すっかり都市化してしまった大阪市福島区福島地区。JR大阪環状線、阪神本線、JR地下(鉄)東西線などの鉄道網が張りめぐらされ、阪神高速神戸線と阪神高速池田線の2本に挟まれたエリアには高層ビルが建ち並ぶ・・・地上から見る景色は、いまにもビルの陰から大きな円弧を描いて鉄腕アトムが飛来してきそうな未来都市の世界である。この福島地区に、かつて卸業者が中心となった50~60軒ほどの自動車部品街が広がっていたことを知る人は少ない。

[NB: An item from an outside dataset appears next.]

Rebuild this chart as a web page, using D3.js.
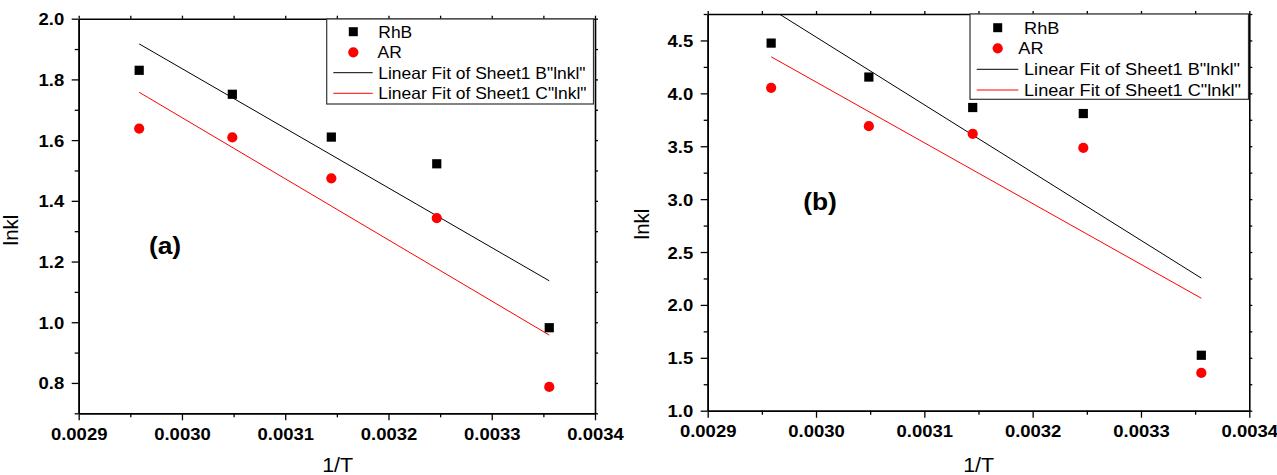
<!DOCTYPE html>
<html>
<head>
<meta charset="utf-8">
<script src="https://cdn.jsdelivr.net/npm/d3@7"></script>
<style>
  body { margin: 0; background: #fff; }
  svg { display: block; }
  text { font-family: Arial, "Liberation Sans", sans-serif; fill: #000; }
</style>
</head>
<body>
<svg id="chart" width="1277" height="475"></svg>
<script>
// 1/T for T = 338, 328, 318, 308, 298 K
const invT = [1 / 338, 1 / 328, 1 / 318, 1 / 308, 1 / 298];

// panel (a): ln k values
const rhbA = [1.830, 1.751, 1.610, 1.522, 0.982];
const arA  = [1.638, 1.609, 1.474, 1.343, 0.787];

// panel (b): ln k values
const rhbB = [4.475, 4.154, 3.866, 3.809, 1.524];
const arB  = [4.052, 3.690, 3.617, 3.485, 1.357];

// tick labels
const xTicks  = [0.0029, 0.0030, 0.0031, 0.0032, 0.0033, 0.0034];
const yTicksA = [0.8, 1.0, 1.2, 1.4, 1.6, 1.8, 2.0];
const yTicksB = [1.0, 1.5, 2.0, 2.5, 3.0, 3.5, 4.0, 4.5];

const seriesNames = ["RhB", "AR"];
const fitNames = ['Linear Fit of Sheet1 B"lnkl"', 'Linear Fit of Sheet1 C"lnkl"'];
const panelTags = ["(a)", "(b)"];

const svg = d3.select("#chart");
const SX = 1.1; // horizontal text stretch

function stretchText(sel, k) {
  sel.each(function () {
    const t = d3.select(this);
    const x = +t.attr("x") || 0;
    t.attr("x", x / k).attr("transform", `scale(${k},1)`);
  });
}

function addText(g, x, y, str, opts) {
  const k = opts.k || SX;
  return g.append("text")
    .attr("transform", `translate(${x},${y}) scale(${k},1)` + (opts.rotate ? ` rotate(${opts.rotate})` : ""))
    .attr("text-anchor", opts.anchor || "start")
    .attr("dy", opts.dy || null)
    .style("font-size", opts.size + "px")
    .style("font-weight", opts.bold ? "bold" : "normal")
    .text(str);
}

function linFit(xs, ys) {
  const mx = d3.mean(xs), my = d3.mean(ys);
  let sxy = 0, sxx = 0;
  xs.forEach((x, i) => { sxy += (x - mx) * (ys[i] - my); sxx += (x - mx) * (x - mx); });
  const b = sxy / sxx;
  return x => my + b * (x - mx);
}

const panels = [
  {
    id: "a", left: 78.7, right: 595, top: 18.7, bottom: 413.3,
    yDomain: [0.7, 2.0], yTicks: yTicksA, yMinor: d3.range(0.7, 2.0, 0.2).map(v => +v.toFixed(2)),
    rhb: rhbA, ar: arA, fmtY: d3.format(".1f"),
    legend: { x0: 326.7, x1: 593.5, y0: 19, y1: 104, rows: [31.7, 52.3, 72.7, 93.3],
              sym: 353.3, l0: 333.3, l1: 372.7, tx: [378.3, 377.5, 378.3, 378.3], size: 16.3, k: 1.07 },
    tag: { x: 165, y: 254 },
    xTitle: { x: 337.7, y: 471.5 }, yTitle: { x: 18, y: 230 }
  },
  {
    id: "b", left: 707.7, right: 1249.3, top: 14, bottom: 410.7,
    yDomain: [1.0, 4.75], yTicks: yTicksB, yMinor: [1.25, 1.75, 2.25, 2.75, 3.25, 3.75, 4.25, 4.75],
    rhb: rhbB, ar: arB, fmtY: d3.format(".1f"),
    legend: { x0: 970, x1: 1248.5, y0: 14, y1: 99.3, rows: [27.7, 48.3, 69.3, 90],
              sym: 997.7, l0: 976.7, l1: 1018.3, tx: [1024, 1018.3, 1024, 1024], size: 17, k: 1.07 },
    tag: { x: 820, y: 210 },
    xTitle: { x: 978.7, y: 471.5 }, yTitle: { x: 649, y: 224 }
  }
];

panels.forEach((p, pi) => {
  const x = d3.scaleLinear().domain([0.0029, 0.0034]).range([p.left, p.right]);
  const y = d3.scaleLinear().domain(p.yDomain).range([p.bottom, p.top]);
  const g = svg.append("g");

  const clipId = "clip-" + p.id;
  svg.append("defs").append("clipPath").attr("id", clipId)
    .append("rect").attr("x", p.left).attr("y", p.top)
    .attr("width", p.right - p.left).attr("height", p.bottom - p.top);

  const plot = g.append("g").attr("clip-path", `url(#${clipId})`);

  // linear fits
  const xMin = d3.min(invT), xMax = d3.max(invT);
  [[p.rhb, "#000"], [p.ar, "#ff0000"]].forEach(([ys, col]) => {
    const f = linFit(invT, ys);
    plot.append("line")
      .attr("x1", x(xMin)).attr("y1", y(f(xMin)))
      .attr("x2", x(xMax)).attr("y2", y(f(xMax)))
      .attr("stroke", col).attr("stroke-width", 1);
  });

  // markers
  const sq = 9.2;
  plot.selectAll("rect.rhb").data(p.rhb).join("rect")
    .attr("class", "rhb")
    .attr("x", (d, i) => x(invT[i]) - sq / 2).attr("y", d => y(d) - sq / 2)
    .attr("width", sq).attr("height", sq).attr("fill", "#000");
  plot.selectAll("circle.ar").data(p.ar).join("circle")
    .attr("class", "ar")
    .attr("cx", (d, i) => x(invT[i])).attr("cy", d => y(d))
    .attr("r", 5.1).attr("fill", "#ff0000");

  // axes
  const xMinor = xTicks.slice(0, -1).map(v => v + 0.00005);
  const axStyle = a => {
    a.selectAll("path.domain").attr("stroke", "#000").attr("stroke-width", 1.6);
    a.selectAll("line").attr("stroke", "#000").attr("stroke-width", 1.3);
  };
  const tickFont = sel => sel.style("font-size", "16.8px").style("font-weight", "bold")
    .style("font-family", "Arial, 'Liberation Sans', sans-serif");

  // bottom
  g.append("g").attr("transform", `translate(0,${p.bottom})`)
    .call(d3.axisBottom(x).tickValues(xMinor).tickSize(4).tickFormat("").tickSizeOuter(0)).call(axStyle);
  const bx = g.append("g").attr("transform", `translate(0,${p.bottom})`)
    .call(d3.axisBottom(x).tickValues(xTicks).tickSize(7).tickFormat(d3.format(".4f")).tickSizeOuter(0))
    .call(axStyle);
  bx.selectAll("text").attr("y", pi === 0 ? 26.9 : 26.2).attr("dy", "0").call(tickFont);
  stretchText(bx.selectAll("text"), SX);

  // left
  g.append("g").attr("transform", `translate(${p.left},0)`)
    .call(d3.axisLeft(y).tickValues(p.yMinor).tickSize(4).tickFormat("").tickSizeOuter(0)).call(axStyle);
  const ly = g.append("g").attr("transform", `translate(${p.left},0)`)
    .call(d3.axisLeft(y).tickValues(p.yTicks).tickSize(7).tickFormat(p.fmtY).tickSizeOuter(0))
    .call(axStyle);
  ly.selectAll("text").attr("x", -14.5).attr("dy", "0.36em").call(tickFont);
  stretchText(ly.selectAll("text"), SX);

  // top & right frame with small outward ticks
  const xAll = xTicks.concat(xMinor);
  g.append("g").attr("transform", `translate(0,${p.top})`)
    .call(d3.axisTop(x).tickValues(xAll).tickSize(3).tickFormat("").tickSizeOuter(0)).call(axStyle);
  g.append("g").attr("transform", `translate(${p.right},0)`)
    .call(d3.axisRight(y).tickValues(p.yTicks.concat(p.yMinor)).tickSize(3).tickFormat("").tickSizeOuter(0)).call(axStyle);

  // legend
  const L = p.legend;
  const lg = g.append("g");
  lg.append("rect").attr("x", L.x0).attr("y", L.y0)
    .attr("width", L.x1 - L.x0).attr("height", L.y1 - L.y0)
    .attr("fill", "#fff").attr("stroke", "#333").attr("stroke-width", 1.2);
  lg.append("rect").attr("x", L.sym - 4.5).attr("y", L.rows[0] - 4.5)
    .attr("width", 9).attr("height", 9).attr("fill", "#000");
  lg.append("circle").attr("cx", L.sym).attr("cy", L.rows[1]).attr("r", 5.1).attr("fill", "#ff0000");
  lg.append("line").attr("x1", L.l0).attr("x2", L.l1).attr("y1", L.rows[2]).attr("y2", L.rows[2])
    .attr("stroke", "#000").attr("stroke-width", 1);
  lg.append("line").attr("x1", L.l0).attr("x2", L.l1).attr("y1", L.rows[3]).attr("y2", L.rows[3])
    .attr("stroke", "#ff0000").attr("stroke-width", 1);
  const labels = seriesNames.concat(fitNames);
  labels.forEach((s, i) => addText(lg, L.tx[i], L.rows[i], s, { size: L.size, dy: "0.36em", k: L.k }));

  // panel tag
  addText(g, p.tag.x, p.tag.y, panelTags[pi], { size: 24, bold: true, anchor: "middle" });

  // axis titles
  addText(g, p.xTitle.x, p.xTitle.y, "1/T", { size: 20.5, anchor: "middle", k: 1.05 });
  addText(g, p.yTitle.x, p.yTitle.y, "lnkl", { size: 20.5, anchor: "middle", rotate: -90, k: 1 });
});
</script>
</body>
</html>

町の喧騒(けんそう)に耳を澄ませてみると・・・現在とはひと味異なった、どこか牧歌的ともいえる過去の賑わいが聞こえてきそうだ。表通りを外れ、少し横道に入って目を凝らしてみると、どっこいその当時の名残を色濃く残す街角を発見することも出来なくはない。
タイムスリップする気分で、思い切って時計の針を戻してみよう。
昭和2年(1927年)の大阪。大阪市営バスなど、路線バスが、日本の地方都市でも走りはじめた頃だった。
この年の1月、アメリカのゼネラルモータースが日本に進出し、大阪の大正区鶴町に「日本ゼネラルモータース」を設立。資本金800万円で組立工場を建設、4月からシボレーのノックダウン生産を始めている。
当時の「シボレー」といっても、現代人にはどんなクルマなのか、カイモク見当がつかない。愛知県のトヨタ博物館に足を運ぶと、当時のシボレー(写真)に会える。全長4220ミリ、全幅1760ミリ、全高1750ミリ、重量1400kgとかなりの巨漢である。エンジンは直列6気筒OHVの3179ccで、60HP/3000rpmである。
路線バスが、日本の地方都市でも走りはじめた頃だった。